REQUIREMENTS — Your output is the lines from the first one to the one containing "var width = 800, height = 400;", repeated exactly, with images left out.

RECORDED INFORMATION —
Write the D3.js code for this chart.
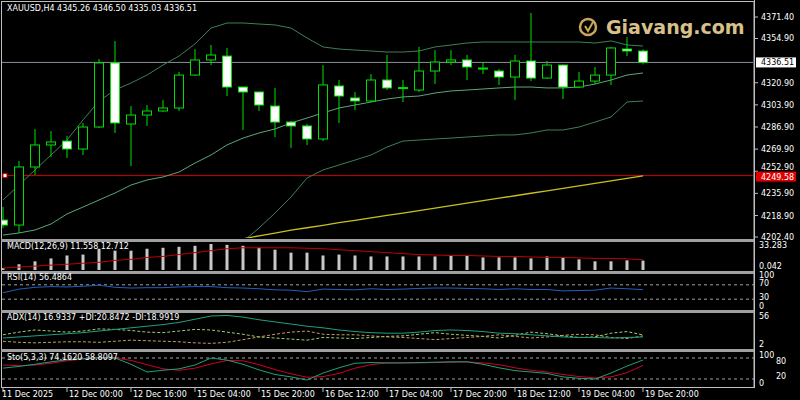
<!DOCTYPE html>
<html><head><meta charset="utf-8">
<script src="https://cdn.jsdelivr.net/npm/d3@7"></script>
<style>body{margin:0;background:#000}svg{display:block}text{font-family:"DejaVu Sans",sans-serif;font-size:8px;fill:#fff}</style>
</head><body><div id="chart"></div>
<script>
var width = 800, height = 400;

// candles: [open, high, low, close]
var ohlc = [
 [4215.4,4225.4,4209.3,4211.6],[4211.6,4260.8,4205.5,4256.2],[4256.2,4285.4,4250.0,4273.1],[4273.1,4283.8,4263.8,4275.4],
 [4276.1,4280.0,4263.1,4270.0],[4270.0,4290.0,4265.4,4286.9],[4286.9,4339.1,4286.1,4336.1],[4336.1,4353.0,4282.3,4290.0],
 [4289.2,4303.0,4256.9,4296.1],[4296.1,4303.8,4287.7,4299.2],[4299.2,4307.6,4298.5,4301.5],[4301.5,4329.2,4299.2,4326.8],
 [4326.8,4346.8,4326.1,4338.4],[4338.4,4349.9,4334.5,4342.2],[4341.4,4347.6,4310.7,4317.6],[4317.6,4317.9,4284.6,4313.8],
 [4313.8,4314.0,4299.2,4303.8],[4303.0,4316.9,4279.2,4290.7],[4290.7,4291.5,4270.8,4287.7],[4287.7,4289.2,4273.1,4277.7],
 [4277.7,4334.5,4276.1,4319.2],[4318.4,4323.0,4290.0,4310.7],[4309.2,4313.8,4300.0,4306.9],[4306.9,4327.6,4306.1,4323.0],
 [4323.0,4342.2,4315.3,4316.9],[4316.9,4323.0,4306.1,4317.2],[4315.3,4348.4,4313.8,4329.9],[4329.9,4346.0,4319.9,4336.8],
 [4336.8,4346.0,4334.5,4338.4],[4338.4,4342.2,4323.0,4333.0],[4332.2,4336.8,4327.6,4331.5],[4329.9,4331.5,4319.2,4325.3],
 [4325.3,4342.2,4307.6,4337.6],[4337.6,4374.5,4322.2,4324.5],[4324.5,4337.6,4323.8,4334.5],[4334.5,4335.0,4308.4,4317.6],
 [4317.6,4329.2,4316.9,4322.2],[4322.2,4333.0,4319.9,4326.8],[4326.8,4348.4,4319.2,4347.6],[4346.8,4356.0,4341.4,4345.3],
 [4345.26,4346.50,4335.03,4336.51]
];
var bbUpper = [4230.8,4242.3,4253.9,4265.4,4276.9,4292.3,4306.9,4315.3,4320.7,4326.8,4334.5,4341.4,4350.7,4362.9,4366.8,4366.8,4366.0,4365.3,4362.9,4355.3,4348.4,4346.8,4346.0,4345.3,4344.5,4344.5,4345.3,4348.4,4349.9,4351.4,4352.2,4352.2,4352.2,4352.2,4352.2,4352.2,4352.2,4351.4,4353.0,4349.9,4349.1];
var bbMiddle = [4203.9,4205.5,4207.8,4212.4,4220.1,4225.4,4230.8,4236.2,4242.3,4246.2,4248.5,4252.3,4259.2,4265.4,4273.1,4278.4,4282.3,4285.4,4290.0,4293.8,4297.7,4301.5,4303.8,4306.1,4308.4,4310.0,4310.7,4313.0,4314.6,4315.3,4316.1,4316.9,4317.6,4317.6,4316.9,4316.9,4317.6,4319.9,4323.0,4326.8,4328.4];
var bbLower = [null,null,null,null,null,null,null,null,null,null,null,null,null,null,null,4199.0,4209.3,4220.8,4233.1,4247.7,4253.9,4257.7,4261.5,4265.4,4271.5,4276.1,4276.9,4277.7,4278.4,4279.2,4280.0,4280.8,4280.8,4282.3,4284.6,4284.6,4286.9,4290.7,4294.6,4306.1,4306.9];
var maSlow = [null,null,null,null,null,null,null,null,null,null,null,null,null,null,null,4201.0,4203.3,4205.4,4207.6,4209.5,4211.4,4213.4,4215.2,4217.1,4219.0,4220.8,4222.7,4224.6,4226.5,4228.4,4230.3,4232.2,4234.1,4236.0,4237.9,4239.8,4241.7,4243.6,4245.5,4247.5,4249.3];
var macdHist = [2.4,7.1,10.7,14.3,17.9,19.0,26.2,23.8,23.8,26.2,27.4,28.6,29.8,32.1,31.0,29.8,27.4,25.0,21.4,21.4,17.9,19.0,17.9,16.7,16.7,16.7,16.7,16.7,17.9,17.9,15.5,15.5,15.5,14.3,16.7,15.5,13.1,10.7,10.7,11.9,11.558];
var macdSignal = [2.4,3.6,4.8,6.0,7.1,8.3,9.5,11.9,13.1,15.5,16.7,19.0,21.4,23.8,26.2,27.4,27.4,27.4,27.4,26.8,26.2,25.0,23.8,22.6,21.4,20.2,19.0,18.5,17.9,17.9,17.3,16.7,16.7,16.1,15.5,15.5,14.9,14.3,14.3,13.7,12.712];
var rsi = [48,58,63,65,64,66,69,63,61,62,62,64,65,65,62,61,59,56,55,51,58,57,56,59,57,58,60,61,61,60,59,57,59,57,57,53,54,55,61,59,56.49];
var adx = [15,17,19,21,23,25,28,31,34,37,40,44,50,56,57,54,49,45,41,37,34,30,27,25,24,24,26,29,30,29,27,24,23,21,19,17,16,16,15,16,16.93];
var diPlus = [21,26,30,28,26,28,32,31,29,26,25,28,31,30,26,22,17,15,13,11,16,15,14,16,18,19,22,25,22,20,18,15,20,26,23,19,16,17,24,27,20.85];
var diMinus = [9,7,6,7,8,8,7,9,11,10,9,8,6,5,7,12,17,22,26,28,22,21,21,19,17,16,14,12,14,16,18,21,18,15,17,20,22,21,16,14,18.99];
var stoK = [51,56,62,69,75,78,81,80,62,40,45,49,60,80,74,62,46,33,26,17,37,52,65,67,66,66,67,68,69,69,62,52,44,40,36,26,22,20,37,57,74.16];
var stoD = [60,58,60,65,72,77,80,80,73,61,49,45,51,63,73,72,61,47,35,25,27,36,51,61,66,66,66,67,68,69,66,61,52,45,40,33,27,23,26,38,58.81];
var priceTicks = [4371.40,4354.90,4320.90,4303.90,4286.90,4269.90,4252.90,4235.90,4218.90,4202.40];
var timeLabels = ["11 Dec 2025","12 Dec 00:00","12 Dec 16:00","15 Dec 04:00","15 Dec 20:00","16 Dec 12:00","17 Dec 04:00","17 Dec 20:00","18 Dec 12:00","19 Dec 04:00","19 Dec 20:00"];
var lastPrice = 4336.51, redLevel = 4249.58;

var axisX = 754;
var svg = d3.select('#chart').append('svg').attr('width', width).attr('height', height).style('background', '#000');

var x = d3.scaleLinear().domain([0, 40]).range([3, 643]);
var y = d3.scaleLinear().domain([4202.4, 4371.4]).range([237, 17]);

// frame + panel separators
svg.append('rect').attr('x', 1.5).attr('y', 1.5).attr('width', axisX - 1.5).attr('height', 386).attr('fill', 'none').attr('stroke', '#c0c0c0');
[240, 272, 311, 350].forEach(function (s) {
  svg.append('rect').attr('x', 1).attr('y', s - 1).attr('width', axisX - 1).attr('height', 3).attr('fill', '#a0a0a0');
});

var main = svg.append('g');
main.append('clipPath').attr('id', 'mclip').append('rect').attr('x', 2).attr('y', 2).attr('width', axisX - 3).attr('height', 236);
var mg = main.append('g').attr('clip-path', 'url(#mclip)');

// logo
var logo = svg.append('g').attr('transform', 'translate(588,27)');
logo.append('circle').attr('r', 8).attr('fill', 'none').attr('stroke', '#c9a55a').attr('stroke-width', 2.5);
logo.append('path').attr('d', 'M-3,-1 L0,4 L5,-5').attr('fill', 'none').attr('stroke', '#c9a55a').attr('stroke-width', 2);
svg.append('text').attr('x', 606).attr('y', 34).style('font-size', '19px').style('font-weight', 'bold').style('fill', '#d8c08a').text('Giavang.com');

// horizontal levels
mg.append('line').attr('x1', 2).attr('x2', axisX).attr('y1', y(lastPrice)).attr('y2', y(lastPrice)).attr('stroke', '#8a8f9a');
mg.append('line').attr('x1', 2).attr('x2', axisX).attr('y1', y(redLevel)).attr('y2', y(redLevel)).attr('stroke', '#d00000');

function lineOf(sc) {
  return d3.line().defined(function (d) { return d != null; }).x(function (d, i) { return x(i); }).y(function (d) { return sc(d); });
}
mg.append('path').datum(bbUpper).attr('d', lineOf(y)).attr('fill', 'none').attr('stroke', '#3f7f58');
mg.append('path').datum(bbMiddle).attr('d', lineOf(y)).attr('fill', 'none').attr('stroke', '#5aa878');
mg.append('path').datum(bbLower).attr('d', lineOf(y)).attr('fill', 'none').attr('stroke', '#3f7f58');
mg.append('path').datum(maSlow).attr('d', lineOf(y)).attr('fill', 'none').attr('stroke', '#c8c020').attr('stroke-width', 1.3);

// candles
var c = mg.selectAll('g.c').data(ohlc).enter().append('g');
c.append('line').attr('x1', function (d, i) { return x(i); }).attr('x2', function (d, i) { return x(i); })
  .attr('y1', function (d) { return y(d[1]); }).attr('y2', function (d) { return y(d[2]); }).attr('stroke', '#00e000');
c.append('rect').attr('x', function (d, i) { return x(i) - 4.5; }).attr('width', 9)
  .attr('y', function (d) { return y(Math.max(d[0], d[3])); })
  .attr('height', function (d) { return Math.max(1, Math.abs(y(d[0]) - y(d[3]))); })
  .attr('fill', function (d) { return d[3] >= d[0] ? '#000' : '#fff'; }).attr('stroke', '#00e000');

// price axis
svg.append('line').attr('x1', axisX + .5).attr('x2', axisX + .5).attr('y1', 0).attr('y2', 388).attr('stroke', '#c0c0c0');
priceTicks.forEach(function (p) {
  var ty = y(p) + 3;
  if (Math.abs(p - redLevel) < 5) ty = y(redLevel) - 6; // keep clear of the red price box
  svg.append('line').attr('x1', axisX).attr('x2', axisX + 4).attr('y1', y(p)).attr('y2', y(p)).attr('stroke', '#c0c0c0');
  svg.append('text').attr('x', 761).attr('y', ty).text(p.toFixed(2));
});
svg.append('rect').attr('x', 756).attr('y', y(lastPrice) - 5).attr('width', 40).attr('height', 10).attr('fill', '#fff');
svg.append('text').attr('x', 761).attr('y', y(lastPrice) + 3).style('fill', '#000').text(lastPrice.toFixed(2));
svg.append('rect').attr('x', 756).attr('y', y(redLevel) - 4).attr('width', 40).attr('height', 10).attr('fill', '#e00000');
svg.append('text').attr('x', 761).attr('y', y(redLevel) + 4).style('fill', '#fff').text(redLevel.toFixed(2));
svg.append('rect').attr('x', 3).attr('y', y(redLevel) - 2).attr('width', 4).attr('height', 4).attr('fill', '#fff').attr('stroke', '#d00000');
svg.append('text').attr('x', 7).attr('y', 11).text('XAUUSD,H4  4345.26 4346.50 4335.03 4336.51');

// MACD
var ym = d3.scaleLinear().domain([0, 33.283]).range([270, 243]);
svg.selectAll('rect.h').data(macdHist).enter().append('rect')
  .attr('x', function (d, i) { return x(i) - 1.5; }).attr('width', 3)
  .attr('y', function (d) { return ym(d); }).attr('height', function (d) { return ym(0) - ym(d); }).attr('fill', '#c8c8c8');
svg.append('path').datum(macdSignal).attr('d', lineOf(ym)).attr('fill', 'none').attr('stroke', '#c00000');
svg.append('text').attr('x', 7).attr('y', 249).text('MACD(12,26,9) 11.558 12.712');
svg.append('text').attr('x', 759).attr('y', 248).text('33.283');
svg.append('text').attr('x', 759).attr('y', 269).text('0.042');

function dashed(v, sc) {
  svg.append('line').attr('x1', 2).attr('x2', axisX).attr('y1', sc(v)).attr('y2', sc(v)).attr('stroke', '#a0a0a0').attr('stroke-dasharray', '3,3');
}
// RSI
var yr = d3.scaleLinear().domain([0, 100]).range([310, 274]);
dashed(70, yr); dashed(30, yr);
svg.append('path').datum(rsi).attr('d', lineOf(yr)).attr('fill', 'none').attr('stroke', '#2060c0');
svg.append('text').attr('x', 7).attr('y', 280).text('RSI(14) 56.4864');
[[100, 278], [70, 286], [30, 300], [0, 309]].forEach(function (t) { svg.append('text').attr('x', 759).attr('y', t[1]).text(t[0]); });

// ADX
var ya = d3.scaleLinear().domain([2, 56]).range([345, 316]);
svg.append('path').datum(diPlus).attr('d', lineOf(ya)).attr('fill', 'none').attr('stroke', '#a0d070').attr('stroke-dasharray', '3,2');
svg.append('path').datum(diMinus).attr('d', lineOf(ya)).attr('fill', 'none').attr('stroke', '#c0a060').attr('stroke-dasharray', '3,2');
svg.append('path').datum(adx).attr('d', lineOf(ya)).attr('fill', 'none').attr('stroke', '#20a080');
svg.append('text').attr('x', 7).attr('y', 320).text('ADX(14) 16.9337 +DI:20.8472 -DI:18.9919');
svg.append('text').attr('x', 759).attr('y', 319).text('56');
svg.append('text').attr('x', 759).attr('y', 347).text('2');

// Stochastic
var ys = d3.scaleLinear().domain([0, 100]).range([386, 351]);
dashed(80, ys); dashed(20, ys);
svg.append('path').datum(stoD).attr('d', lineOf(ys)).attr('fill', 'none').attr('stroke', '#d00020');
svg.append('path').datum(stoK).attr('d', lineOf(ys)).attr('fill', 'none').attr('stroke', '#20a080');
svg.append('text').attr('x', 7).attr('y', 360).text('Sto(5,3,3) 74.1620 58.8097');
svg.append('text').attr('x', 759).attr('y', 358).text('100');
svg.append('text').attr('x', 776).attr('y', 364).text('80');
svg.append('text').attr('x', 776).attr('y', 379).text('20');
svg.append('text').attr('x', 759).attr('y', 386).text('0');

// time axis
timeLabels.forEach(function (t, k) {
  var xi = x(k * 4);
  svg.append('line').attr('x1', xi).attr('x2', xi).attr('y1', 387).attr('y2', 392).attr('stroke', '#c0c0c0');
  svg.append('text').attr('x', k === 0 ? 2 : xi + 2).attr('y', 397).text(t);
});
</script></body></html>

TASK OUTPUT —
Write the D3.js code for this chart.
<!DOCTYPE html>
<html><head><meta charset="utf-8">
<script src="https://cdn.jsdelivr.net/npm/d3@7"></script>
<style>body{margin:0;background:#000}svg{display:block}text{font-family:"DejaVu Sans",sans-serif;font-size:8px;fill:#fff}</style>
</head><body><div id="chart"></div>
<script>
var width = 800, height = 400;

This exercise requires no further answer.